Das Wachstum haben die beiden Brauereien mithilfe anderer bewerkstelligen können. Während vieler Jahre liess Unser Bier zusätzlich Bier von der Brauerei Falken in Schaffhausen brauen. Im Jahr 2009 kam jeder zweite Liter Bier aus der Ostschweiz. 2010 waren es noch 600 Hektoliter, seit diesem Jahr wird wieder alles Bier im Gundeli gebraut.

Auch die Fischerstube setzt auf eine Kooperation. Das Flaschenbier wird in Lörrach in der Brauerei Lasser hergestellt. Nach Basler Rezept, aber mit Badischem Wasser. Gemäss Andeutungen von Treml dürfte etwa die Hälfte des Biers aus Lörrach stammen. Genaue Zahlen nennt sie jedoch nicht.

Bier aus Lörrach. Lasser kennt in der Schweiz kaum ein Konsument, im Badischen jedoch ist der Familienbetrieb der dominierende Anbieter. Mit 50 000 Hektolitern im vergangenen Jahr produziert Lasser doppelt so viel Bier wie die frühere Liestaler Brauerei Ziegelhof («Ziegelhof» ist heute eine Marke von Heineken). 400 Restaurants werden beliefert, sagt Geschäftsführer Andreas Walter. Etwa neun Millionen Euro Umsatz macht Lasser pro Jahr, das jedoch auch mit Süssgetränken und im Automatengeschäft.

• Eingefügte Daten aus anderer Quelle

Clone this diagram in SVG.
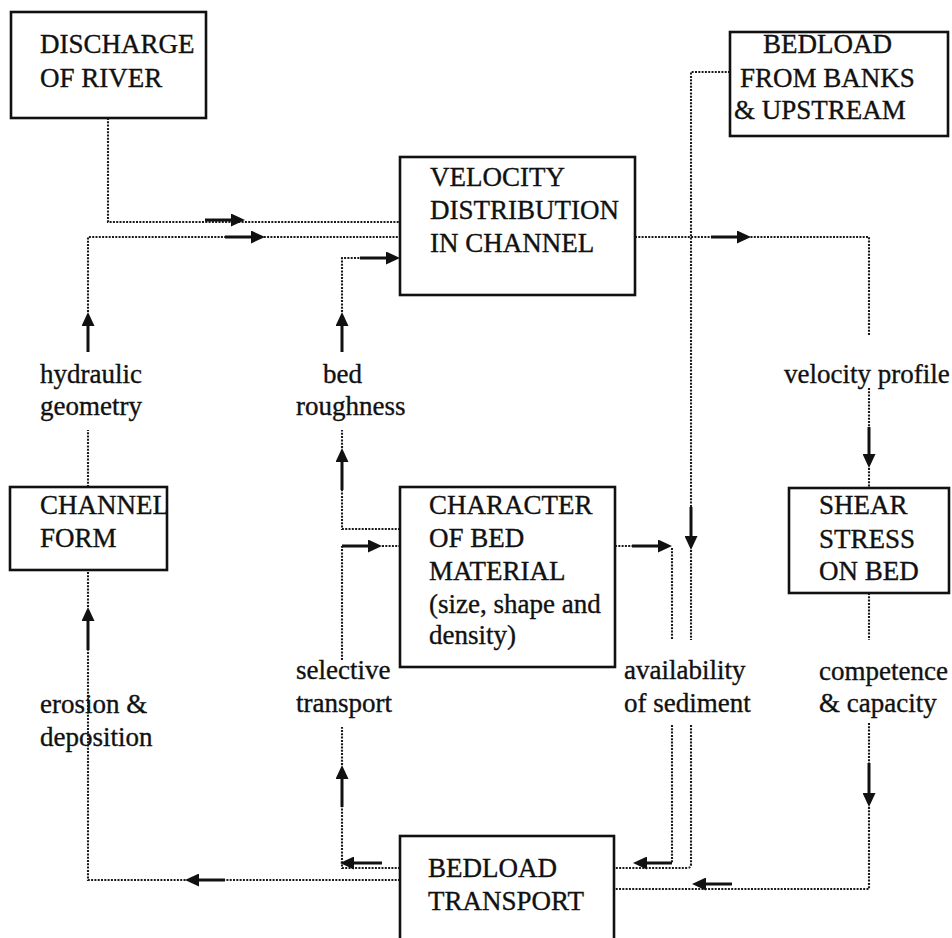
<svg xmlns="http://www.w3.org/2000/svg" width="952" height="938" viewBox="0 0 952 938">
<defs>
<style>
.box{fill:#fff;stroke:#111;stroke-width:2.6}
.t{font-family:"Liberation Serif","Times New Roman",serif;font-size:27px;fill:#111;stroke:#111;stroke-width:0.35}
.dot{fill:none;stroke:#1a1a1a;stroke-width:2.1;stroke-dasharray:2 1.3}
.arr{fill:none;stroke:#111;stroke-width:3;marker-end:url(#ah)}
</style>
<marker id="ah" markerUnits="userSpaceOnUse" markerWidth="14" markerHeight="13" refX="8" refY="6.5" orient="auto">
<path d="M0,0 L14,6.5 L0,13 z" fill="#111"/>
</marker>
</defs>
<rect width="952" height="938" fill="#fff"/>

<g id="connectors">
<!-- discharge -> velocity -->
<path class="dot" d="M108,118 V222 H400"/>
<line class="arr" x1="205" y1="220" x2="239" y2="220"/>
<!-- channel form -> velocity (hydraulic geometry) -->
<path class="dot" d="M88,487 V430"/>
<line class="arr" x1="88" y1="352" x2="88" y2="318"/>
<path class="dot" d="M88,312 V237 H400"/>
<line class="arr" x1="225" y1="237" x2="259" y2="237"/>
<!-- character -> velocity (bed roughness) -->
<path class="dot" d="M400,529 H342 V490"/>
<line class="arr" x1="342" y1="490" x2="342" y2="454"/>
<path class="dot" d="M342,448 V430"/>
<line class="arr" x1="342" y1="352" x2="342" y2="318"/>
<path class="dot" d="M342,312 V258 H360"/>
<line class="arr" x1="360" y1="258" x2="394" y2="258"/>
<!-- velocity -> shear (velocity profile) -->
<path class="dot" d="M635,237 H869 V335"/>
<line class="arr" x1="711" y1="237" x2="745" y2="237"/>
<path class="dot" d="M869,388 V427"/>
<line class="arr" x1="869" y1="427" x2="869" y2="462"/>
<path class="dot" d="M869,468 V488"/>
<!-- bedload banks -> transport (availability) -->
<path class="dot" d="M730,72 H691 V507"/>
<line class="arr" x1="691" y1="507" x2="691" y2="544"/>
<path class="dot" d="M691,550 V640"/>
<path class="dot" d="M691,725 V864 Q691,868 687,868 H614"/>
<!-- character -> transport (availability) -->
<path class="dot" d="M615,546 H632"/>
<line class="arr" x1="632" y1="546" x2="666" y2="546"/>
<path class="dot" d="M672,548 V640"/>
<path class="dot" d="M672,725 V863"/>
<line class="arr" x1="672" y1="863" x2="639" y2="863"/>
<!-- shear -> transport (competence & capacity) -->
<path class="dot" d="M869,593 V640"/>
<path class="dot" d="M869,723 V763"/>
<line class="arr" x1="869" y1="763" x2="869" y2="801"/>
<path class="dot" d="M869,807 V889 H614"/>
<line class="arr" x1="732" y1="884" x2="698" y2="884"/>
<!-- transport -> channel form (erosion & deposition) -->
<path class="dot" d="M400,880 H88 V650"/>
<line class="arr" x1="225" y1="880" x2="191" y2="880"/>
<line class="arr" x1="88" y1="650" x2="88" y2="613"/>
<path class="dot" d="M88,607 V570"/>
<!-- transport -> character (selective transport) -->
<path class="dot" d="M400,868 H342 V807"/>
<line class="arr" x1="382" y1="863" x2="346" y2="863"/>
<line class="arr" x1="342" y1="807" x2="342" y2="771"/>
<path class="dot" d="M342,765 V727"/>
<path class="dot" d="M342,660 V546"/>
<line class="arr" x1="342" y1="546" x2="376" y2="546"/>
<path class="dot" d="M382,546 H400"/>
</g>

<g id="discharge">
<rect class="box" x="11" y="12" width="195" height="106"/>
<text class="t" x="40" y="53">DISCHARGE</text>
<text class="t" x="40" y="87">OF RIVER</text>
</g>
<g id="velocity">
<rect class="box" x="400" y="157" width="235" height="138"/>
<text class="t" x="430" y="186">VELOCITY</text>
<text class="t" x="430" y="219">DISTRIBUTION</text>
<text class="t" x="430" y="252">IN CHANNEL</text>
</g>
<g id="bedload-banks">
<rect class="box" x="730" y="32" width="218" height="104"/>
<text class="t" x="763" y="53">BEDLOAD</text>
<text class="t" x="740" y="87">FROM BANKS</text>
<text class="t" x="734" y="119">&amp; UPSTREAM</text>
</g>
<g id="channel-form">
<rect class="box" x="10" y="487" width="157" height="83"/>
<text class="t" x="40" y="514">CHANNEL</text>
<text class="t" x="40" y="547">FORM</text>
</g>
<g id="character">
<rect class="box" x="400" y="487" width="215" height="180"/>
<text class="t" x="429" y="514">CHARACTER</text>
<text class="t" x="429" y="547">OF BED</text>
<text class="t" x="429" y="580">MATERIAL</text>
<text class="t" x="429" y="613">(size, shape and</text>
<text class="t" x="429" y="644">density)</text>
</g>
<g id="shear">
<rect class="box" x="789" y="488" width="160" height="105"/>
<text class="t" x="819" y="514">SHEAR</text>
<text class="t" x="819" y="548">STRESS</text>
<text class="t" x="819" y="580">ON BED</text>
</g>
<g id="bedload-transport">
<rect class="box" x="400" y="836" width="214" height="112"/>
<text class="t" x="428" y="877">BEDLOAD</text>
<text class="t" x="428" y="910">TRANSPORT</text>
</g>

<g id="labels">
<text class="t" x="40" y="383">hydraulic</text>
<text class="t" x="40" y="415">geometry</text>
<text class="t" x="323" y="383">bed</text>
<text class="t" x="296" y="415">roughness</text>
<text class="t" x="784" y="383">velocity profile</text>
<text class="t" x="40" y="713">erosion &amp;</text>
<text class="t" x="40" y="746">deposition</text>
<text class="t" x="296" y="679">selective</text>
<text class="t" x="296" y="712">transport</text>
<text class="t" x="624" y="679">availability</text>
<text class="t" x="624" y="712">of sediment</text>
<text class="t" x="819" y="680">competence</text>
<text class="t" x="819" y="712">&amp; capacity</text>
</g>
</svg>
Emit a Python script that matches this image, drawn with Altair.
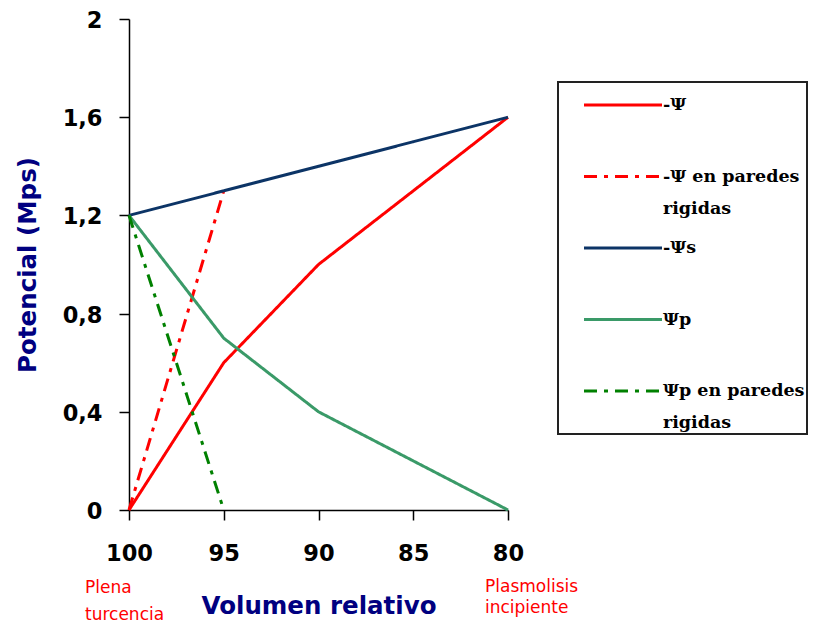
import altair as alt
import pandas as pd

# ---- data ----
series = ["-Ψ", "-Ψ en paredes rigidas", "-Ψs", "Ψp", "Ψp en paredes rigidas"]
colors = ["#ff0000", "#ff0000", "#0c3466", "#3a9a68", "#008000"]
dashes = [[1, 0], [13, 7, 4, 7], [1, 0], [1, 0], [13, 7, 4, 7]]

vol_psi = [100, 95, 90, 85, 80]
psi = [0.0, 0.6, 1.0, 1.3, 1.6]
vol_psi_rig = [100, 95]
psi_rig = [0.0, 1.3]
vol_psis = [100, 95, 90, 85, 80]
psis = [1.2, 1.3, 1.4, 1.5, 1.6]
vol_psip = [100, 95, 90, 85, 80]
psip = [1.2, 0.7, 0.4, 0.2, 0.0]
vol_psip_rig = [100, 95]
psip_rig = [1.2, 0.0]

x_ticks = [100, 95, 90, 85, 80]
y_ticks = [0, 0.4, 0.8, 1.2, 1.6, 2]

note_left = ["Plena", "turcencia"]
note_right = ["Plasmolisis", "incipiente"]

rows = []
for name, xs, ys in [
    (series[0], vol_psi, psi),
    (series[1], vol_psi_rig, psi_rig),
    (series[2], vol_psis, psis),
    (series[3], vol_psip, psip),
    (series[4], vol_psip_rig, psip_rig),
]:
    for xv, yv in zip(xs, ys):
        rows.append({"serie": name, "vol": xv, "pot": yv})
df = pd.DataFrame(rows)

x_scale = alt.Scale(domain=[80, 100], reverse=True, nice=False, zero=False)
y_scale = alt.Scale(domain=[0, 2], nice=False)

label_expr = ("indexof(datum.label, ' en paredes') > 0 ? "
              "[replace(datum.label, ' rigidas', ''), 'rigidas'] : [datum.label, '']")

legend = alt.Legend(
    title=None, orient="none", legendX=429, legendY=63,
    symbolType="M-2,0H2", symbolSize=1521, symbolStrokeWidth=3,
    symbolOffset=42, padding=2, rowPadding=9.5, labelOffset=19,
    labelFont="DejaVu Serif", labelFontWeight="bold", labelFontSize=17.5,
    labelColor="black", labelExpr=label_expr, labelLimit=400,
    strokeColor="#222222", fillColor="white")

axis_common = dict(grid=False, tickSize=10, labelFlush=False,
                   labelFont="DejaVu Sans", labelFontWeight="bold", labelFontSize=22.5,
                   labelColor="black", titleFont="DejaVu Sans", titleFontSize=24.5,
                   titleFontWeight="bold", titleColor="#000080",
                   domainColor="black", tickColor="black", domainWidth=1.5, tickWidth=1.5)

lines = alt.Chart(df).mark_line(strokeWidth=3).encode(
    x=alt.X("vol:Q", scale=x_scale,
            axis=alt.Axis(values=x_ticks, title="Volumen relativo",
                          labelPadding=22, titlePadding=30, **axis_common)),
    y=alt.Y("pot:Q", scale=y_scale,
            axis=alt.Axis(values=y_ticks, title="Potencial (Mps)",
                          labelPadding=17, titlePadding=22, labelOffset=1.5,
                          labelExpr="replace(format(datum.value, '.1~f'), '.', ',')",
                          **axis_common)),
    color=alt.Color("serie:N", sort=series,
                    scale=alt.Scale(domain=series, range=colors), legend=legend),
    strokeDash=alt.StrokeDash("serie:N", sort=series,
                              scale=alt.Scale(domain=series, range=dashes), legend=legend),
)

left_note = alt.Chart(pd.DataFrame({"vol": [x_ticks[0]], "pot": [0], "t": [note_left]})).mark_text(
    align="left", baseline="alphabetic", dx=-44, dy=83, lineHeight=27,
    font="DejaVu Sans", fontSize=17, color="#ff0000"
).encode(x=alt.X("vol:Q", scale=x_scale), y=alt.Y("pot:Q", scale=y_scale), text="t")

right_note = alt.Chart(pd.DataFrame({"vol": [x_ticks[-1]], "pot": [0], "t": [note_right]})).mark_text(
    align="left", baseline="alphabetic", dx=-23, dy=82, lineHeight=21,
    font="DejaVu Sans", fontSize=17, color="#ff0000"
).encode(x=alt.X("vol:Q", scale=x_scale), y=alt.Y("pot:Q", scale=y_scale), text="t")

chart = alt.layer(lines, left_note, right_note).properties(
    width=379, height=491,
    autosize=alt.AutoSizeParams(type="none"),
    padding={"left": 121, "top": 11, "right": 302, "bottom": 113},
).configure(
    background="white",
    style={"guide-label": {"lineHeight": 32}},
    view=alt.ViewConfig(stroke=None),
    legend=alt.LegendConfig(strokeWidth=2),
)

chart.save("out.html", embed_options={"renderer": "svg", "actions": False})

Dass man Lasser in Basel kaum kennt, obwohl der Betrieb gleich hinter der Grenze liegt, hat mit ebendieser zu tun. Nur wenige Regionalbiere werden ins Ausland exportiert. Die Zollformalitäten seien noch immer umständlich, sagt Walter. Das Deklarieren der Ausfuhr, das Nachzahlen der Biersteuer. Da im Badischen in den vergangenen Jahren einige Brauereien eingegangen seien, habe er im eigenen Land genug zu tun, sagt er. Die Schweiz? Vielleicht später.

Für die Basler lohnt sich der Export nicht, weil das Preisniveau in Deutschland tiefer ist. Lasser verkauft sein Fassbier zum Listenpreis von gut zwei Euro pro Liter. Für Unser Bier bezahlt der Beizer deutlich mehr als drei Franken, Ueli Bier dürfte ähnlich teuer sein.

Innerhalb des Landes funktioniert die Zusammenarbeit jedoch gut, wie das Beispiel mit Unser Bier und Falken zeigt. Und so entstehen schon auch mal regionale Biere, die man im Brauereiverzeichnis der Steuerverwaltung nicht findet. «Em Basler sy Bier» ist so eines. Dani Graber lässt es mit teilweise Basler Zutaten komplett bei Locher in Appenzell brauen. Wie viel Bier er 2010 verkauft hat, wissen wir nicht. Auf eine Anfrage der BaZ hat Graber nicht reagiert.

«Bier und Wir», Matthias Wiesmann, Verlag Hier + Jetzt, 180 Seiten. Richtpreis 48 Fr.